Mussolini’s Italy:Life under the Fascist Dictatorship by by R. J. B. Bosworth 

Seeing Like a State by James C. Scott

Been busy writing a book review and a long and serious post, so here is something more lighthearted and tangible in the meantime.

Having recently purchased the Bosworth bio of Mussolini, I went back and bought his history of Italian Fascism. While doing that, I came across Scott’s Seeing Like a State, which had either been highly recommended in a discussion over at Chicago Boyz blog or perhaps in an email by one of the Chicago Boyz themselves ( maybe Lex will help me out here).

However, a long discussion by my amigo Adam Elkus on Facebook about his emerging organizational system for his books coupled with an hour long search to try and find a book I needed to cite in the review I was writing have made me realize something: I no longer have any organization to my books.
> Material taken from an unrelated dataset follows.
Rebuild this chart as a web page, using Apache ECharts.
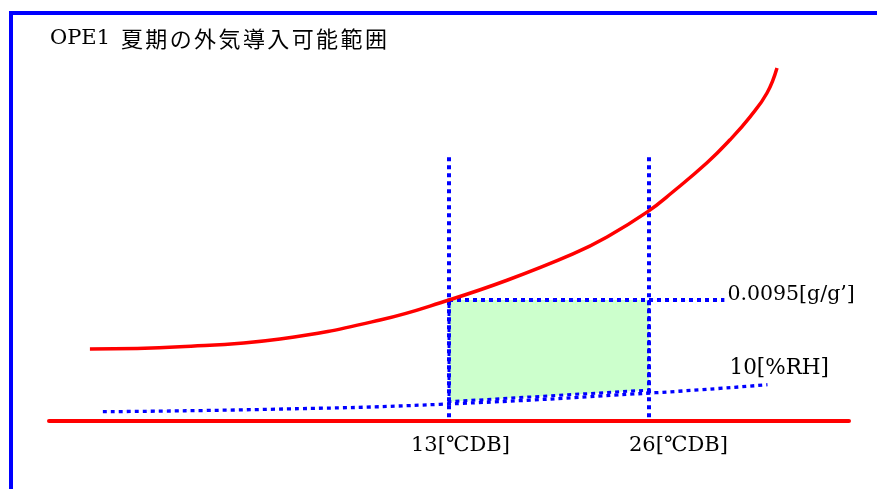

Sure, there’s still a semblance of a core – a Soviet/Russian bookcase, an antique/antiquarian bookcase for collectible editions 80-130+ years old, three shelves of strategy and war, two and half on Nazi Germany, two on Richard Nixon, an “Ummah” shelf on Islam, al Qaida, Central Asia and the Mideast but after that it starts getting messy. Once methodically organized, diplomatic history and diplo memoirs are spread across two rooms, four bookcases and three packing boxes in the garage; the Vietnam War is on two shelves in two different bookcases plus a half dozen or books so shelved at work; ancient history and classical philosophy have metastasized to occupy parts of three shelves in two different rooms; American history, European history, Japan and China,  sociology, general science, politics, biographies, neuroscience, intelligence community, economics are everywhere and anywhere. Your guess is probably almost as good as mine.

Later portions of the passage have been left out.